My rating: 4 of 5 stars



This is the third book in the Shadow Reader series, and I think it wraps things up quite well. It's marketed as urban fantasy, and it's got a cheesy bare-midriff cover (and the protagonist is in the midst of drawing a katana--honestly, I'd be afraid I'd cut my arm off or gut myself), but it's really not. It's more high fantasy with an unexpected science-fiction edge; the Realm, the home of the fae, is on another planet with entirely different constellations in the night sky, Fae and humans cannot interbreed (no halflings! Yay!), and the fae "fissure" to get from one place to another, which is simply a fancy-schmancy word for teleportation.

However, none of this would work if we didn't care about the characters, and I certainly did. McKenzie Lewis, the protagonist, showed an amazing amount of growth between the first book and this one--in this, the final book, she's turned into a right proper badass, wielding a sword and a tranquilizer gun as she sets out to rescue her lover. There is a love triangle, which I gather from other reviews some people do not like at all. I thought it was sensitively handled myself; give McKenzie credit for breaking things off with her first love, Kyol, after it becomes evident that Kyol will never be who she wants and has, in fact, been stringing her along for ten years. Of course, it's a bit more complicated than this, involving a "life-bond" (an empathic tie that gives McKenzie some unexpected strengths) Kyol puts on her to save her life (at the end of the last book, The Shattered Dark), and which her new love Aren now has to cope with. Eventually, after an idiotic attempt at noble martyrdom, he does.

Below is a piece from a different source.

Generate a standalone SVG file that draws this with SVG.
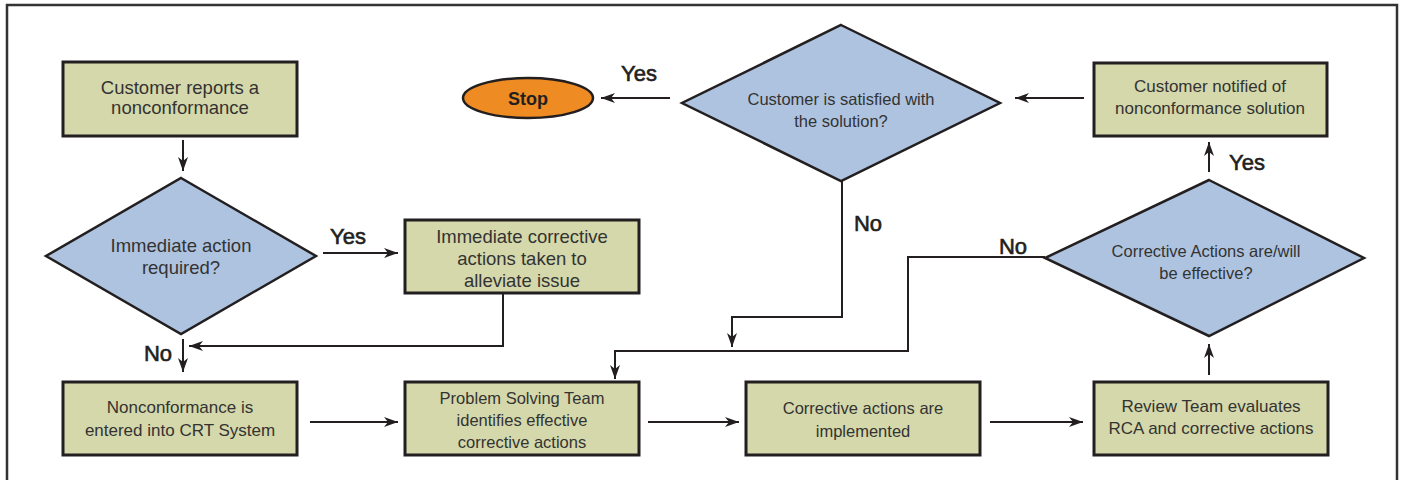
<svg xmlns="http://www.w3.org/2000/svg" width="1401" height="480" viewBox="0 0 1401 480">
  <defs>
    <marker id="arrow" markerUnits="userSpaceOnUse" markerWidth="15" markerHeight="11" refX="14" refY="5.5" orient="auto">
      <path d="M0,0.5 L14,5.5 L0,10.5 L4,5.5 Z" fill="#231f20"/>
    </marker>
    <style>
      .frame { fill: none; stroke: #333; stroke-width: 2.5; }
      .box { fill: #d5d8aa; stroke: #231f20; stroke-width: 3; }
      .dec { fill: #aec3df; stroke: #231f20; stroke-width: 2.5; stroke-linejoin: miter; }
      .term { fill: #ee8b22; stroke: #231f20; stroke-width: 2.5; }
      .edge { fill: none; stroke: #231f20; stroke-width: 2; }
      .arr { marker-end: url(#arrow); }
      text { font-family: "Liberation Sans", Arial, sans-serif; fill: #333; text-anchor: middle; }
      .big { font-size: 18.5px; }
      .mid { font-size: 17px; }
      .sm { font-size: 16.5px; }
      .lbl { font-size: 22px; fill: #231f20; stroke: #231f20; stroke-width: 0.6; }
      .stop { font-size: 18px; font-weight: bold; fill: #231f20; }
    </style>
  </defs>

  <rect width="1401" height="480" fill="#fff"/>
  <path class="frame" d="M7,484 V5 H1397 V484"/>

  <!-- connectors -->
  <g id="connectors">
    <path class="edge arr" d="M183,140 V171"/>
    <path class="edge arr" d="M323,253 H398"/>
    <path class="edge arr" d="M503,293 V346 H189"/>
    <path class="edge arr" d="M183,339 V372"/>
    <path class="edge arr" d="M310,422 H398"/>
    <path class="edge arr" d="M648,422 H739"/>
    <path class="edge arr" d="M990,422 H1083"/>
    <path class="edge arr" d="M1209,375 V344"/>
    <path class="edge arr" d="M1209,172 V142"/>
    <path class="edge arr" d="M1084,98 H1015"/>
    <path class="edge arr" d="M670,98 H601"/>
    <path class="edge arr" d="M842,181 V317 H732 V347"/>
    <path class="edge arr" d="M1045,257 H908 V351 H615 V379"/>
    <text class="lbl" x="348" y="244">Yes</text>
    <text class="lbl" x="158" y="361">No</text>
    <text class="lbl" x="639" y="81">Yes</text>
    <text class="lbl" x="1247" y="170">Yes</text>
    <text class="lbl" x="868" y="231">No</text>
    <text class="lbl" x="1013" y="254">No</text>
  </g>

  <g id="n-reports">
    <rect class="box" x="63" y="62" width="234" height="74"/>
    <text class="big" x="180" y="94">Customer reports a</text>
    <text class="big" x="180" y="114">nonconformance</text>
  </g>

  <g id="n-immediate-q">
    <polygon class="dec" points="181,178 316,256 181,334 46,256"/>
    <text class="big" x="181" y="252">Immediate action</text>
    <text class="big" x="181" y="274">required?</text>
  </g>

  <g id="n-immediate-act">
    <rect class="box" x="405" y="220" width="234" height="73"/>
    <text class="big" x="522" y="243">Immediate corrective</text>
    <text class="big" x="522" y="265">actions taken to</text>
    <text class="big" x="522" y="287">alleviate issue</text>
  </g>

  <g id="n-stop">
    <ellipse class="term" cx="528" cy="98" rx="65" ry="20"/>
    <text class="stop" x="528" y="105">Stop</text>
  </g>

  <g id="n-satisfied-q">
    <polygon class="dec" points="841,25 1000,103 841,181 682,103"/>
    <text class="sm" x="841" y="105">Customer is satisfied with</text>
    <text class="sm" x="841" y="127">the solution?</text>
  </g>

  <g id="n-notified">
    <rect class="box" x="1094" y="63" width="233" height="73"/>
    <text class="mid" x="1210" y="92">Customer notified of</text>
    <text class="mid" x="1210" y="114">nonconformance solution</text>
  </g>

  <g id="n-effective-q">
    <polygon class="dec" points="1209,180 1364,258 1209,336 1045,258"/>
    <text class="sm" x="1206" y="257">Corrective Actions are/will</text>
    <text class="sm" x="1206" y="279">be effective?</text>
  </g>

  <g id="n-entered">
    <rect class="box" x="63" y="382" width="234" height="73"/>
    <text class="mid" x="180" y="413">Nonconformance is</text>
    <text class="mid" x="180" y="436">entered into CRT System</text>
  </g>

  <g id="n-team">
    <rect class="box" x="405" y="382" width="234" height="73"/>
    <text class="sm" x="522" y="404">Problem Solving Team</text>
    <text class="sm" x="522" y="426">identifies effective</text>
    <text class="sm" x="522" y="448">corrective actions</text>
  </g>

  <g id="n-implemented">
    <rect class="box" x="746" y="382" width="234" height="73"/>
    <text class="sm" x="863" y="414">Corrective actions are</text>
    <text class="sm" x="863" y="437">implemented</text>
  </g>

  <g id="n-review">
    <rect class="box" x="1094" y="382" width="234" height="73"/>
    <text class="mid" x="1211" y="412">Review Team evaluates</text>
    <text class="mid" x="1211" y="434">RCA and corrective actions</text>
  </g>
</svg>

(Although the question must be asked--does polyandry not exist in the Realm? Why can't McKenzie have both Aren and Kyol?)

One thing that sets this series apart is its focus on fae politics. This facet of the storyline was fascinating, and something I don't often see. McKenzie has to choose which people she belongs with, and she ends up throwing her hand in with the fae, with all their battles over Descendants and false-bloods and rightful rulers. I wish the author had given the politics more play than the love triangle, as the former was more interesting to me, but it's not enough of a quibble for me to not recommend the book.